The rest of the new cast is as follows:
Also nominated are the liberal Belgium prime minister Charles Michel (who would replace Donald Tusk as EU Council president), current IMF director and former French finance minister Christine Lagarde (as head of the European Central Bank) and current Spanish foreign minister Josep Borrell (as EU foreign policy chief).
It is Lagarde, however, that is the most interesting. The Euro began rolling over the minute she was announced as Mario Draghi’s replacement at the European Central Bank.
Lagarde is not an economist. She’s a politician who was put in charge of the IMF to ensure a particular policy path. She got the job under dubious circumstances when Dominique Strauss-Khan “nuts and sluts’d.”
She was there to make sure IMF policy kept the European project on track through Greece, Spain and soon, Italy.
She marks the end of German-led austerity as the prime directive of European fiscal policy.

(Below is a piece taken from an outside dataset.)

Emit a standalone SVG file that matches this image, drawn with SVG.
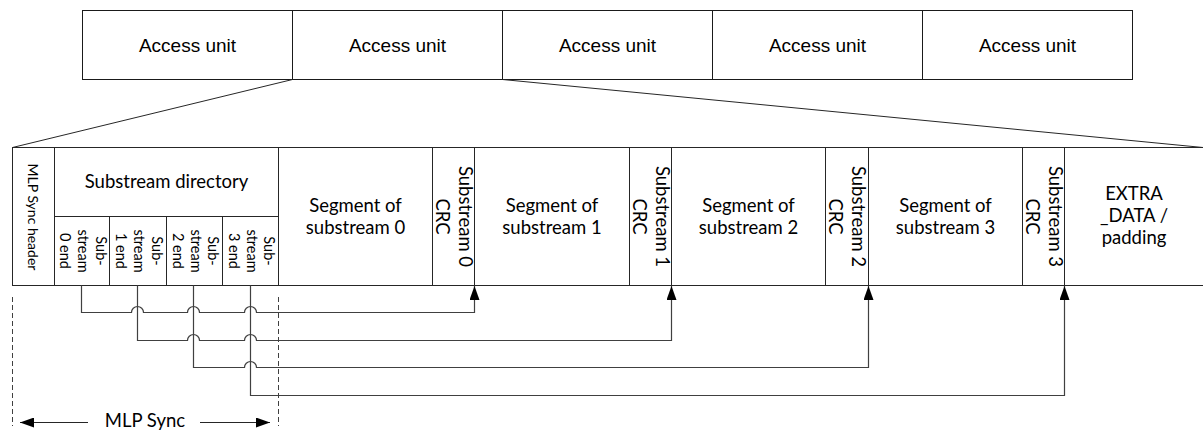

But, again, she’s no economist. At this point I wouldn’t be surprised for Mario Draghi to replace her at the IMF, if only to completely inform us of who is really in charge.
Lagarde will provide whatever money is needed to keep the European project from failing. Everyone knows the euro is beyond repair without Germany leaving the currency bloc. With Lagarde at the helm of the ECB when things melt down and the SDR is proposed to replace the U.S. dollar as the global reserve currency Lagarde will keep the euro-philes in line.
Don’t forget that Lagarde herself is a convicted criminal who can easily be controlled. So, the fix is in folks.
This is Merkel’s last betrayal of her country on her way out the door. Broker a deal which promotes a rank incompetent to the Commission presidency, von der Leyen, who will do as she is told while bringing in the perfect person to strong arm further European Union fiscal integration.
Germany will likely be asked to leave the euro once the crisis begins in earnest, because that is the only real path to keeping the project from collapsing.
And the markets know this.
The pundits fell all over themselves trying to play up her managerial experience. I couldn’t help but laugh at the obvious spin doctoring.
We started the week coming out of the G-20 and Trump’s trip to North Korea with renewed enthusiasm for an end to the trade war and some good will towards cutting through some geopolitical Gordian knots.
The dollar tanked, gold and cryptos rallied alongside stocks (mildly) and sovereign debt (strongly).
But underneath it all was topping action after the mildest of bounces in the euro and the British pound. Did anyone miss the non-committal attitude of equity traders for taking indexes much past recently achieved all-time highs?
But were these all just bull traps while the dollar went through a short bear trap?
Given the price action after the U.S. jobs report for June that thesis looks solid.
So, to me, the sell-off to end this week has more to do with the changes at the top of the European Union than it does a blow-out jobs report staying the Fed’s hand on lowering rates in July.
That’s the cover story for the real coup that took place in Brussels this week. Merkel takes the political hit publicly while appeasing the rising Greens domestically. Lagarde, the ultimate insider, is in charge of monetary policy but in name only.
So meet the new gang where politics trumps everything else. The only good thing to come out of this weekend was that we no longer have to be regaled by Mr. “When things get tough you have to lie,” Juncker.
But this will ultimately be the undoing of the EU. Politics is not an end but a means. The European Union jumped that shark a long time ago.